I have a passion for all things biomechanical as well as vehicular. I usually a sculpt along these lines… that's not to say I don't enjoy exploring other styles. I like to see what can be created from the natural abstract flow of the mind when given a free reign....oh, and I love sculpts involving skulls!I am also making a lot of sculpts with hidden symbolism, and enjoy the smaller details that may not be readily apparent, as it can add narrative to the scene.
You mentioned science fiction, and in particular cyberpunk and Philip k. Dick. Do these narratives enter your creative content?
Definitely, I think a lot of the time I take jibes at mankind's reliance on technology. This includes my own reliance as well. Theses authors often pointed out that technological progress can have a flip side that exposes the seedier, darker, or more corrupt parts of human nature that always seems to pervade no matter how much we try… I guess it the darker underbelly of things that I’m drawn to.
Anything today you would recommend to readers?
Exploring how we use technology is a huge tenet of soft SF, as it leads to critical analysis. That said, I would not call you a Luddite by any stretch as you are working in VR. How have you integrated VR into your workflow?
[Laughs] No, I'm definitely embracing it one hundred percent! I'm just aware of both sides of the coin. I use VR to quickly create assets and scenes, and render them out via Marmoset or Blender. Personally, VR is immensely faster when compared to traditional 2d applications.
It is so much easier to get a sense of scale and the impact of the piece by being able to stand in front of your creation.
How would you say your 2D Background helped you create faster in 3D. What is a fundamental you have taken with you?
I definitely still 'sketch out' or wireframe a rough idea before blocking it in or committing to a piece, this allows me to get an idea of the end result. I still treat the colour palette the same way as well. I apply vertex paint as if it was a Warhammer miniature [Laughs]… You know dry brushing the sculpt.

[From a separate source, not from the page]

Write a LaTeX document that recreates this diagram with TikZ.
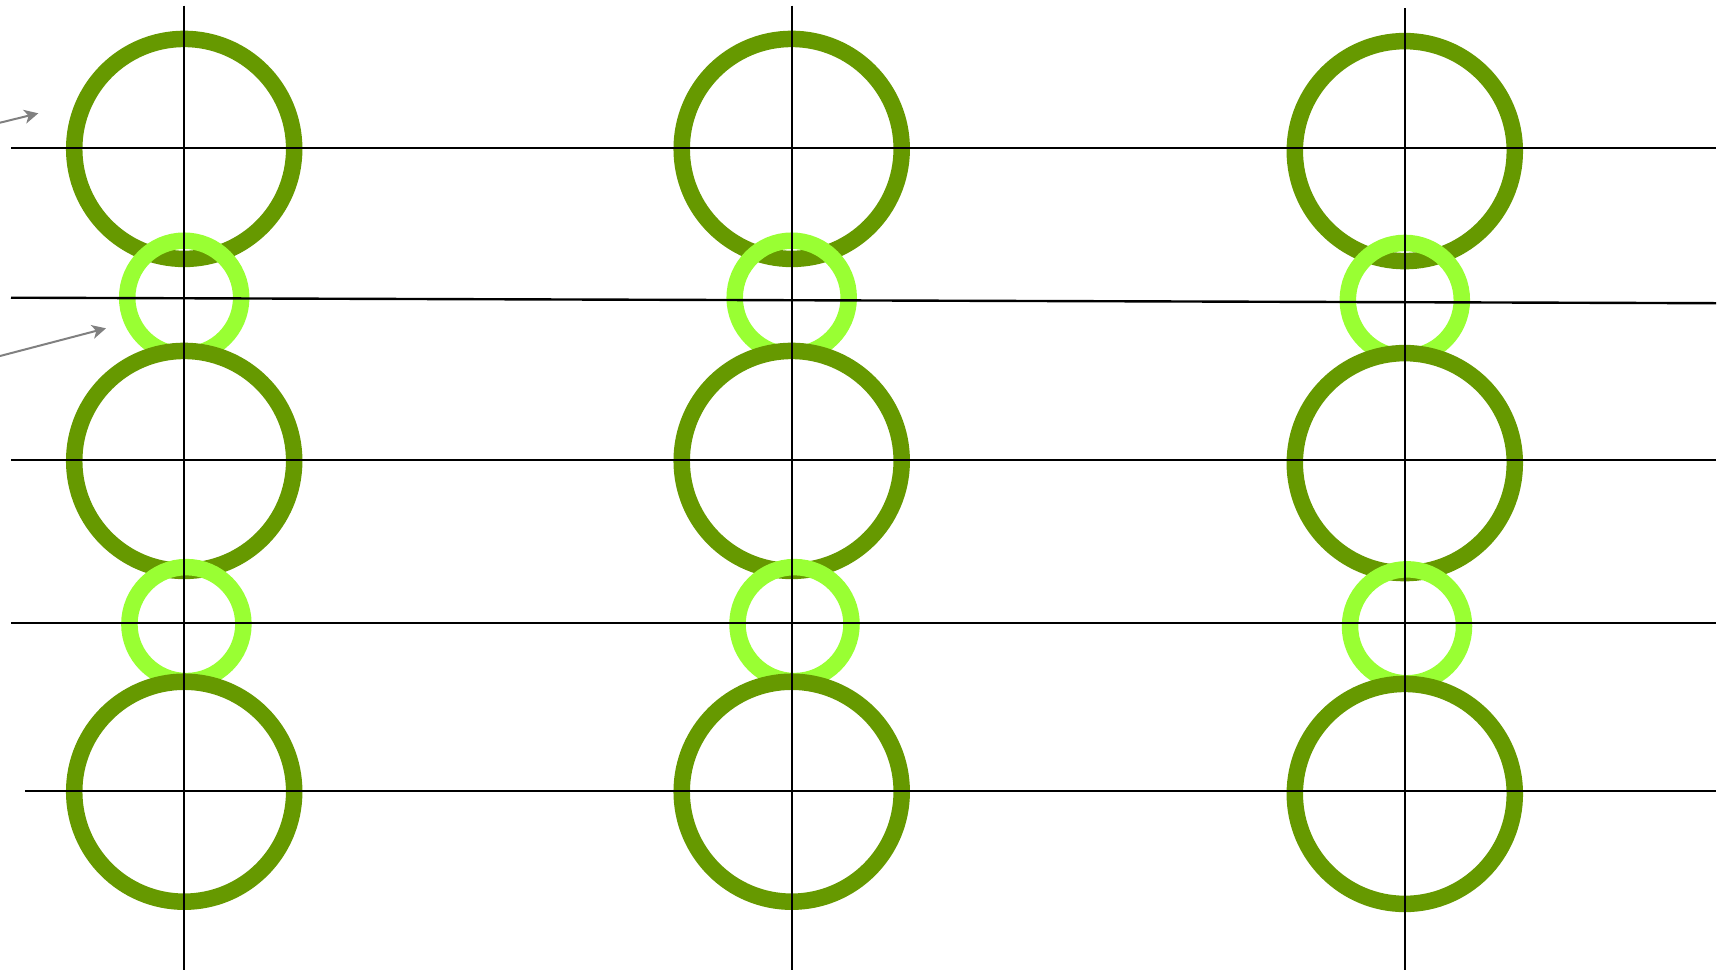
\documentclass[tikz,border=0pt]{standalone}
\usepackage{tikz}
\usetikzlibrary{arrows.meta}
\definecolor{ringdark}{HTML}{669900}
\definecolor{ringlight}{HTML}{99FF33}
\newcommand{\darkring}[3]{\node[shape=circle,draw=ringdark,fill=white,line width=8.25pt,inner sep=0pt,minimum size=110pt] (#1) at ( #2 , #3 ) {};}
\newcommand{\lightring}[3]{\node[shape=circle,draw=ringlight,line width=8.25pt,inner sep=0pt,minimum size=57pt] (#1) at ( #2 , #3 ) {};}
\newcommand{\gridline}[4]{\draw[line width=1.2pt] ( #1 , #2 ) -- ( #3 , #4 );}

\begin{document}
\begin{tikzpicture}[x=0.5pt,y=-0.5pt]
\useasboundingbox (0,0) rectangle (1729,970);
% column 1 rings
\darkring{d11}{184.2}{148.9}
\lightring{l11}{184.2}{297.7}
\darkring{d12}{184.2}{460.9}
\lightring{l12}{186.4}{624.1}
\darkring{d13}{184.2}{791.7}
% column 2 rings
\darkring{d21}{791.7}{148.9}
\lightring{l21}{791.7}{297.7}
\darkring{d22}{791.7}{460.9}
\lightring{l22}{794.5}{624.1}
\darkring{d23}{791.7}{791.7}
% column 3 rings
\darkring{d31}{1404.8}{151.1}
\lightring{l31}{1404.8}{299.9}
\darkring{d32}{1404.8}{463.1}
\lightring{l32}{1407}{626.3}
\darkring{d33}{1404.8}{793.9}
% vertical lines
\gridline{184.2}{5.5}{184.2}{970}
\gridline{791.7}{5.5}{791.7}{970}
\gridline{1404.8}{8.3}{1404.8}{970}
% horizontal lines
\gridline{11}{148}{1716}{148}
\gridline{11}{297.7}{1716}{303.2}
\gridline{11}{459.8}{1716}{459.8}
\gridline{11}{623}{1716}{623}
\gridline{25.4}{790.8}{1716}{790.8}
% arrows
\coordinate (a1s) at (0,122.7);
\coordinate (a1e) at (38.3,113.3);
\coordinate (a2s) at (0,356);
\coordinate (a2e) at (106,328.3);
\draw[-{Stealth[length=7pt,width=7pt,inset=2pt]},gray,line width=1pt] (a1s) -- (a1e);
\draw[-{Stealth[length=7pt,width=7pt,inset=2pt]},gray,line width=1pt] (a2s) -- (a2e);
\end{tikzpicture}
\end{document}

What is the most exciting part of using MasterpieceVR?
MasterpieceVR allows me to express and immerse my ideas easily, the most exciting part for me is the constant development of the application. Most recently, the addition of clay and mesh tools which are great for kit-bashing content. Having been given the opportunity to create a unique stamp set for the REMIX update was amazing.
Big question here, where do you think VR is headed?
What does 2019 have in store?
Well... I am planning on mainly creating VR art, and really looking forward to improving and developing these skills with the evolving technology and software we are seeing. On a personal level, pursuing a career as a full time VR artist.....so if you see or hear of anyone hiring let me know [Chuckles]
What are some non VR related things you are into these days?
I love cycling and can often can be found up and around the islands and hills of Scotland… mostly getting myself wet, cold, and muddy or taking part in charity fundraising events to do with cycling. My current day job is as a bicycle mechanic and mentor within a non-profit organization.
I am a huge fan of alternative music and the culture surrounding it. So, when I can, I also spend my weekends in the city at gigs or venues. I do a lot of travelling within Scotland, painting and sketching landscapes, gaining inspiration from the surrounding environment and enjoying the great outdoors. I also spend a lot of time with my family and kids enjoying drawing, painting, gaming, creating with them… generally chilling out.
Oh, and my current reading material is 'I Lucifer' by Glen Duncan.
Ian, Thank you very much for inviting us into your studio!